I headed to the summit, where the marshals and the ‘checkpoint dabbers,’ as they are known, were. It was super windy and quite cold up there. I didn’t stick around; I got a few shots and was ready to get back to the finish.
I thought about heading to Pen-y-Ghent where I could still get plenty of riders going up and down the two-way bridleway to the top, but by this point I was pretty tired and my feet were developing blisters.
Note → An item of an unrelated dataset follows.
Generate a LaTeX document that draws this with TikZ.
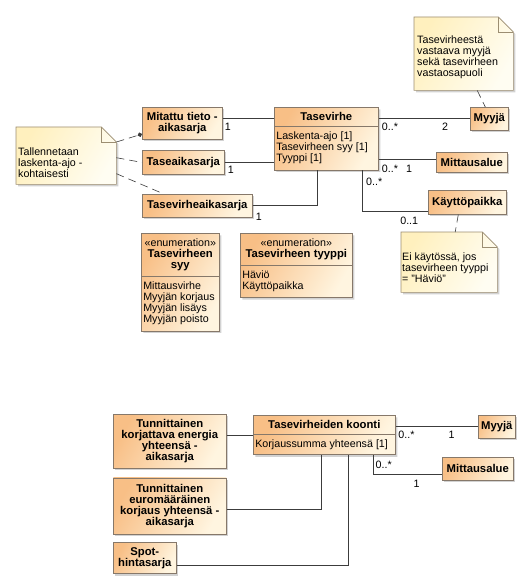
\documentclass[tikz,border=0pt]{standalone}
\usepackage{fontspec}
\setmainfont{Liberation Sans}
\usetikzlibrary{positioning,shapes.multipart,shadows,arrows.meta}

\definecolor{clsorange}{HTML}{F8BF86}
\definecolor{clspale}{HTML}{FFF5E0}
\definecolor{clsline}{HTML}{86786A}
\definecolor{noteyellow}{HTML}{FFF0BE}
\definecolor{notepale}{HTML}{FFFDF2}
\definecolor{notebord}{HTML}{9C8E72}
\definecolor{assocline}{HTML}{3C3C3C}

\newcommand{\txtsize}{\mdseries\fontsize{10.7}{11}\selectfont}
\newcommand{\hdsize}{\bfseries\fontsize{11.3}{11}\selectfont}
% note outline with a folded corner
\newcommand{\notepaper}[1]{%
  \path[notepaint] (#1.north west) -- ([xshift=-15pt]#1.north east)
    -- ([yshift=-15pt]#1.north east) -- (#1.south east) -- (#1.south west) -- cycle;
  \draw[notebord, line width=.6pt] ([xshift=-15pt]#1.north east) |- ([yshift=-15pt]#1.north east);}

\begin{document}
\begin{tikzpicture}[x=1pt, y=-1pt, font=\txtsize,
    assocstyle/.style={draw=assocline, line width=.7pt},
    notelink/.style={draw=assocline, line width=.6pt, dash pattern=on 8pt off 5pt},
    notepaint/.style={draw=notebord, line width=.6pt, top color=noteyellow, bottom color=notepale, shading angle=60,
        drop shadow={shadow xshift=2pt, shadow yshift=-2pt, fill=black!35, opacity=.5}},
    mult/.style={inner sep=0pt, font=\txtsize}]
    % A box style
    \tikzstyle{classnode} = [draw=clsline, line width=.6pt, top color=clsorange, bottom color=clspale, shading angle=60,
        drop shadow={shadow xshift=2pt, shadow yshift=-2pt, fill=black!35, opacity=.5},
        anchor=north west, align=center, inner xsep=2pt, inner ysep=5pt, font=\hdsize]
    \tikzstyle{splitnode} = [classnode, rectangle split, rectangle split parts=2, rectangle split part align={center,left}]
    \tikzstyle{notenode} = [anchor=north west, inner sep=0pt]
    \tikzstyle{notetext} = [inner sep=0pt, align=left, font=\txtsize]

    \path[use as bounding box, fill=white] (0,0) rectangle (530,585);

    % Time series on the left
    \node (Mitattu) [classnode, minimum width=80pt, minimum height=30pt] at (142,107) {Mitattu tieto -\\aikasarja};
    \node (TaseAS)  [classnode, below=11pt of Mitattu.south west, anchor=north west, minimum width=82pt, minimum height=24pt] {Taseaikasarja};
    \node (TvAS)    [classnode, below=19pt of TaseAS.south west, anchor=north west, minimum width=110pt, minimum height=23pt] {Tasevirheaikasarja};

    % The balance error class and its neighbours
    \node (Tasevirhe) [splitnode, minimum width=104pt] at (274,107)
        {Tasevirhe\nodepart{two}\txtsize\begin{tabular}{@{}l@{}}Laskenta-ajo [1]\\Tasevirheen syy [1]\\Tyyppi [1]\end{tabular}};
    \node (Myyja)   [classnode, minimum width=38pt, minimum height=23pt] at (470,107) {Myyjä};
    \node (Mittaus) [classnode, minimum width=71pt, minimum height=20pt] at (436,152) {Mittausalue};
    \node (Kaytto)  [classnode, minimum width=78pt, minimum height=24pt] at (428,190) {Käyttöpaikka};

    % Enumerations
    \node (Syy) [splitnode, font=\txtsize, minimum width=78pt] at (141,233)
        {«enumeration»\\{\hdsize Tasevirheen}\\{\hdsize syy}\nodepart{two}\begin{tabular}{@{}l@{}}Mittausvirhe\\Myyjän korjaus\\Myyjän lisäys\\Myyjän poisto\end{tabular}};
    \node (Tyyppi) [splitnode, font=\txtsize, minimum width=112pt, minimum height=74pt] at (240,233)
        {«enumeration»\\{\hdsize Tasevirheen tyyppi}\nodepart{two}\begin{tabular}{@{}l@{}}Häviö\\Käyttöpaikka\end{tabular}};

    % Notes
    \node (NoteLeft) [notenode, minimum width=100pt, minimum height=57pt] at (16,127) {};
    \notepaper{NoteLeft}
    \node (NoteLeftText) [notetext, below right=21pt and 2pt of NoteLeft.north west] {Tallennetaan\\laskenta-ajo -\\kohtaisesti};
    \node (NoteRight) [notenode, minimum width=99pt, minimum height=73pt] at (414,17) {};
    \notepaper{NoteRight}
    \node (NoteRightText) [notetext, below right=19pt and 3pt of NoteRight.north west] {Tasevirheestä\\vastaava myyjä\\sekä tasevirheen\\vastaosapuoli};
    \node (NoteKaytto) [notenode, minimum width=96pt, minimum height=60pt] at (401,232) {};
    \notepaper{NoteKaytto}
    \node (NoteKayttoText) [notetext, below right=21pt and 1pt of NoteKaytto.north west] {Ei käytössä, jos\\tasevirheen tyyppi\\= "Häviö"};

    % Lower diagram
    \node (Energia) [classnode, minimum width=113pt, minimum height=54pt] at (113,414) {Tunnittainen\\korjattava energia\\yhteensä -\\aikasarja};
    \node (Euro)    [classnode, below=9pt of Energia.south west, anchor=north west, minimum width=113pt, minimum height=56pt] {Tunnittainen\\euromääräinen\\korjaus yhteensä -\\aikasarja};
    \node (Spot)    [classnode, below=8pt of Euro.south west, anchor=north west, minimum width=63pt, minimum height=27pt] {Spot-\\hintasarja};
    \node (Koonti)  [splitnode, minimum width=142pt] at (253,415) {Tasevirheiden koonti\nodepart{two}\txtsize Korjaussumma yhteensä [1]};
    \node (Myyja2)  [classnode, minimum width=37pt, minimum height=23pt] at (478,415) {Myyjä};
    \node (Mittaus2) [classnode, minimum width=71pt, minimum height=23pt] at (442,457) {Mittausalue};

    % Associations, upper part
    \coordinate (MitattuR) at ([yshift=5pt]Mitattu.east);
    \draw[assocstyle] (MitattuR) -- (MitattuR -| Tasevirhe.west) node[mult, pos=0, below right=5pt and 2pt] (mMitattu) {1};
    \draw[assocstyle] (TaseAS.east) -- (TaseAS.east -| Tasevirhe.west) node[mult, pos=0, below right=3pt and 3pt] (mTaseAS) {1};
    \draw[assocstyle] (TvAS.east) -| ([xshift=-9pt]Tasevirhe.south) node[mult, pos=0, below right=7pt and 3pt] (mTvAS) {1};
    \draw[assocstyle] (Myyja.west) -- (Myyja.west -| Tasevirhe.east)
        node[mult, pos=0, below left=4pt and 21.5pt] (mMyyja) {2}
        node[mult, pos=1, below right=4pt and 3pt] (mTvMyyja) {0..*};
    \coordinate (MittausL) at ([yshift=3pt]Mittaus.west);
    \draw[assocstyle] (MittausL) -- (MittausL -| Tasevirhe.east)
        node[mult, pos=0, below left=5pt and 23.5pt] (mMittaus) {1}
        node[mult, pos=1, below right=5pt and 3pt] (mTvMittaus) {0..*};
    \draw[assocstyle] ([yshift=-9pt]Kaytto.west) -| ([xshift=36pt]Tasevirhe.south)
        node[mult, pos=0, below left=5pt and 9.5pt] (mKaytto) {0..1}
        node[mult, pos=1, below right=7pt and 3.5pt] (mTvKaytto) {0..*};

    % Note links
    \draw[notelink, -{Circle[length=4.5pt]}] ([yshift=-15pt]NoteLeft.north east) -- ([yshift=-11pt]Mitattu.west);
    \draw[notelink] ([yshift=-2pt]NoteLeft.east) -- (TaseAS.west);
    \draw[notelink] ([yshift=-18pt]NoteLeft.east) -- ([xshift=-34pt]TvAS.north);
    \draw[notelink] ([xshift=13.5pt]NoteRight.south) -- ([xshift=-4pt]Myyja.north);
    \draw[notelink] ([xshift=-9pt]Kaytto.south) -- ([xshift=6pt]NoteKaytto.north);

    % Associations, lower part
    \coordinate (EnergiaR) at ([yshift=6pt]Energia.east);
    \draw[assocstyle] (EnergiaR) -- (EnergiaR -| Koonti.west);
    \draw[assocstyle] ([yshift=-3pt]Euro.east) -| ([xshift=-3pt]Koonti.south);
    \draw[assocstyle] ([yshift=-7.5pt]Spot.east) -| ([xshift=24pt]Koonti.south);
    \draw[assocstyle] (Myyja2.west) -- (Myyja2.west -| Koonti.east)
        node[mult, pos=0, below left=3.5pt and 23pt] (mMyyja2) {1}
        node[mult, pos=1, below right=3.5pt and 2.5pt] (mKoontiMyyja) {0..*};
    \draw[assocstyle] ([yshift=-5.5pt]Mittaus2.west) -| ([xshift=49pt]Koonti.south)
        node[mult, pos=0, below left=5pt and 22pt] (mMittaus2) {1}
        node[mult, pos=1, below right=6pt and 2pt] (mKoontiMittaus) {0..*};
\end{tikzpicture}
\end{document}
I ran to the bottom, which should have been easier than going to the top. Physically it was, but the paths were littered with bikes and riders repairing punctures. In places the paths, which had been laid fifty years ago or more, had sunken into the boggy ground and were uneven and all over the place. They make Paris-Roubaix look like a beautifully smooth piece of highway. They looked more like obstacles rather than pathways.
I spotted a few familiar faces as I was descending. I saw Emma Osenton at the bottom about to cross a river, and then a voice said, “If someone has gone to the effort of building a bridge the least we can do is to use it.” So Emma and a couple of other riders made the sensible decision and used the bridge while everyone else got ice-cold wet feet.
Chipps (Singletrack Magazine editor) came up behind me, clearly having fun, or at least it looked like he was, donning a jaunty new beard and ‘stache with a big smile on his face.
At this point I was done; I needed some water and was ready to get back to civilisation.
I had done my Three Peaks, or at least one of my Three Peaks. I’m coming back next year with my bike to conquer the other two.
I said “Hi” to Nick and kept it brief. Keep riding mate, my thoughts are with you, Sarah and Tom.